Il est 18h00, le rideau de fer tombe enfin, mais il faut encore servir tous les clients qui sont à l'intérieur. Je les expédie, j'ai pas le temps, j'ai un train à prendre pour Paris à 20h15 et je dois encore préparer ma valise, manger, et faire deux trois autres trucs. Je cours d'un endroit à un autre, je repasse au MacDo parce que je n'ai toujours pas le temps, cette bouffe m'écoeure mais je vous l'ai dit : je n'ai pas le temps !

Je pense à elle.

J'arrive enfin à la gare. Je suis sur le quai, j'attends le TGV. Il fait froid, il y a du vent, mais ce plein air est un bonheur après des heures passées le cul vissé sur un fauteuil sous les néons d'une banque à la chaleur climatisée et étouffante.
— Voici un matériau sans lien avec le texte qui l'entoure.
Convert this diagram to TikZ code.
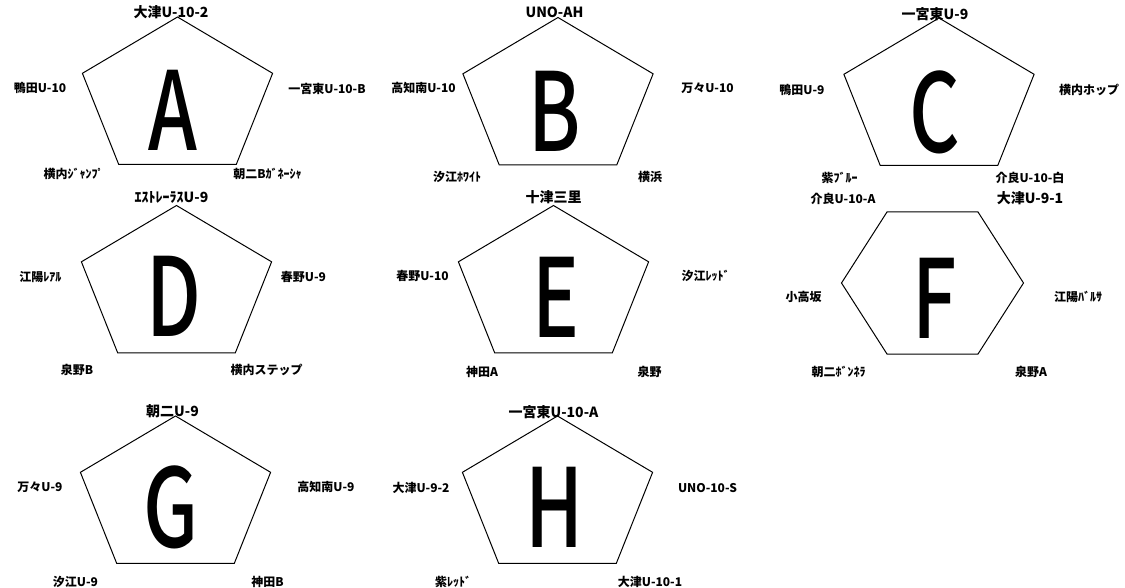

Bon Dieu cette journée se finira-t-elle ?

Il y a des bancs, je suis exténué mais je reste debout. Le cheval peut dormir debout. Et c'est noble le cheval... On est toujours mieux debout. Je vois le vieil homme de la banque, avec sa valise à roulettes. Il a toujours l'air d'être un peu ailleurs, il cherche son wagon, son visage est inquièt, les autres passagers sont indifférents les uns par rapport aux autres, ils veulent aller d'un point A à un point B et oublient de vivre. Il se résout à faire la même chose. Question de siècle.

Je m'assoie dans la voiture 17, place 31. A côté de moi il y a une Noire qui n'en finit pas de bavarder au téléphone avec un kit mains libres. Je n'ai même plus la force d'être hérissé. Je finis par ne plus l'entendre. J'écoute In Rainbows et je nage dans ce bordel qu'est mon esprit... je me dis que je veux écrire un truc sur cette journée, sans aucune raison particulière. Nude, quelle sublime chanson... Mes nerfs se relâchent, le stress retombe, la tension s'évapore, la fatigue physique et morale reprend le dessus et je m'endors à moitié sur le plateau en plastique du siège de devant que j'ai déplié et qui je crois n'est pas prévu à cet effet.

Il y a des jours comme ça qui en contiennent mille. J'arrive à la gare de l'Est. Les derniers moments sont toujours les plus longs. J'en ai marre, je suis épuisé, je veux que ça s'arrête. Je suis un véritable zombie, je repense à ce que Nietzsche disait sur la fatigue... je me demande une seconde si ce type a eu tort une fois dans sa vie... et je descends du train.

Elle est là, sur le quai. Elle m'attend. Tout va bien maintenant.